• _TO BE DONE_:
Begin at the first line below and copy each line exactly, ending with the line where "XAxis, YAxis, ReferenceLine" appears.

## BEGIN DATA SECTION

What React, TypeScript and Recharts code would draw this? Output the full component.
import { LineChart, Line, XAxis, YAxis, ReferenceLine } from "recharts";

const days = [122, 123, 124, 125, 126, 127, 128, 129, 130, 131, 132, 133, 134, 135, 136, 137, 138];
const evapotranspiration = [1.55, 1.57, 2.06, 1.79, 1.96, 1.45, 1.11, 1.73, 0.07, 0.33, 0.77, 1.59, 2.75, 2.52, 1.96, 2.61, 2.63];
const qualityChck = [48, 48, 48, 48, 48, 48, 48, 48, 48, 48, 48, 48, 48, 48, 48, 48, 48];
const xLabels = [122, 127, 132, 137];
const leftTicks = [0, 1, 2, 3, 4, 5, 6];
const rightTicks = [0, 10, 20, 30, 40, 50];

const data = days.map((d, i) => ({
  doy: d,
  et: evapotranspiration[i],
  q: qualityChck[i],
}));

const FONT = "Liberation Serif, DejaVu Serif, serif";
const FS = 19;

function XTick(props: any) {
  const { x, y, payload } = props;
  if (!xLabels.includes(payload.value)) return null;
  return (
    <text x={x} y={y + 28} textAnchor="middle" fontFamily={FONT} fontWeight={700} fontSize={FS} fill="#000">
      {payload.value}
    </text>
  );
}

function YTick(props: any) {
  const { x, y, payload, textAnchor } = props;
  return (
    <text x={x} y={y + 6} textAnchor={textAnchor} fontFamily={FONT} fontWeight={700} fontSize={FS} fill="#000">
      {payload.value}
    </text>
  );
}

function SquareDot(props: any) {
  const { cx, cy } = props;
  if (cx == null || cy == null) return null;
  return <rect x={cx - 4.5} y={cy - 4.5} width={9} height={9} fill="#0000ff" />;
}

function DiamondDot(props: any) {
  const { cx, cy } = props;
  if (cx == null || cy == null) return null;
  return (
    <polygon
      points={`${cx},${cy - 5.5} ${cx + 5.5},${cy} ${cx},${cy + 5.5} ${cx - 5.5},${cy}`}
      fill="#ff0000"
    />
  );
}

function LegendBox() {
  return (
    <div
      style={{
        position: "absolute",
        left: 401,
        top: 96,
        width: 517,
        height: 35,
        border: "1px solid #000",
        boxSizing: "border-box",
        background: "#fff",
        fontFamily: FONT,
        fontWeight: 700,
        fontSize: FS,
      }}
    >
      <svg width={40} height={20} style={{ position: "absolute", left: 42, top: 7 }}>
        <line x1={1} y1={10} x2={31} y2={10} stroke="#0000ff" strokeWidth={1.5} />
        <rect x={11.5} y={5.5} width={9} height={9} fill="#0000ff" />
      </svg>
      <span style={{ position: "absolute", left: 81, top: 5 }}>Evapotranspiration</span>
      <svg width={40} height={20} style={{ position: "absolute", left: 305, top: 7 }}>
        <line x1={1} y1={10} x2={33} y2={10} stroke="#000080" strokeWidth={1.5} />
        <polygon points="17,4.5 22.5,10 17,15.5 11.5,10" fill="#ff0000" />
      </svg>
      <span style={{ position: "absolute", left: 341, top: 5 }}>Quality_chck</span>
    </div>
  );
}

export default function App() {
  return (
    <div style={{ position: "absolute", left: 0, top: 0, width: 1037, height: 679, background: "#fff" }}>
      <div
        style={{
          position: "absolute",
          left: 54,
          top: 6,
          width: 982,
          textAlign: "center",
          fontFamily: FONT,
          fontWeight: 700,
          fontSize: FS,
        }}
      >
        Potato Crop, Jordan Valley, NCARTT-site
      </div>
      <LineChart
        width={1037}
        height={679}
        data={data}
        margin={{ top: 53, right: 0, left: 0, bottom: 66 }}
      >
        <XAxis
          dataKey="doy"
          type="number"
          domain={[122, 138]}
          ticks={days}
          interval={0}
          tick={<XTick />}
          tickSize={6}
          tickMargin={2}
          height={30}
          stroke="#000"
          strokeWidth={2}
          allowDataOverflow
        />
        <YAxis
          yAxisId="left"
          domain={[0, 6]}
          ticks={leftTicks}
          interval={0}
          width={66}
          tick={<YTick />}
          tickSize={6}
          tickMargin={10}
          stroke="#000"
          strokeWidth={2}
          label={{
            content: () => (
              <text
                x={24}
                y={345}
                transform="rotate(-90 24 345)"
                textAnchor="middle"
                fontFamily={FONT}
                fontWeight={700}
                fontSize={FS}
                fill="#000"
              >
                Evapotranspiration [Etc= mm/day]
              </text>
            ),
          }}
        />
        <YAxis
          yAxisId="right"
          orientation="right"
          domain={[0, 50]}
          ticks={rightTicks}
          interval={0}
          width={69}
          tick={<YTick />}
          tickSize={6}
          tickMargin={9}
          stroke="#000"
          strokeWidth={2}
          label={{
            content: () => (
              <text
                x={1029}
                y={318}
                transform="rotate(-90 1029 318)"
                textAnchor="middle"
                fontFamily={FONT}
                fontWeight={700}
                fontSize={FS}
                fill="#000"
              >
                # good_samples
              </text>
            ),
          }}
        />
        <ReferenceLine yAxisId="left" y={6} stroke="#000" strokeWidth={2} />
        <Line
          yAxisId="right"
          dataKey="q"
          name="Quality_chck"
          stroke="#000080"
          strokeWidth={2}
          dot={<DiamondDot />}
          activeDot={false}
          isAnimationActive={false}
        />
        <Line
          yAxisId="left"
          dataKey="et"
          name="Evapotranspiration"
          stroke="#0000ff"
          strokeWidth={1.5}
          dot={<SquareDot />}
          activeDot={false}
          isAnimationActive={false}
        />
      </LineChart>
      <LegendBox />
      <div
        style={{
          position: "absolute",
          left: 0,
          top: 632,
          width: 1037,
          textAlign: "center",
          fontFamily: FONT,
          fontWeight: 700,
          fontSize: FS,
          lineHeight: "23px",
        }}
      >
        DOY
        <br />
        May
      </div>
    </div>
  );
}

## END DATA SECTION

• _SOLUTION TO THIS PROBLEM_:
What React, TypeScript and Recharts code would draw this? Output the full component.
import { LineChart, Line, XAxis, YAxis, ReferenceLine } from "recharts";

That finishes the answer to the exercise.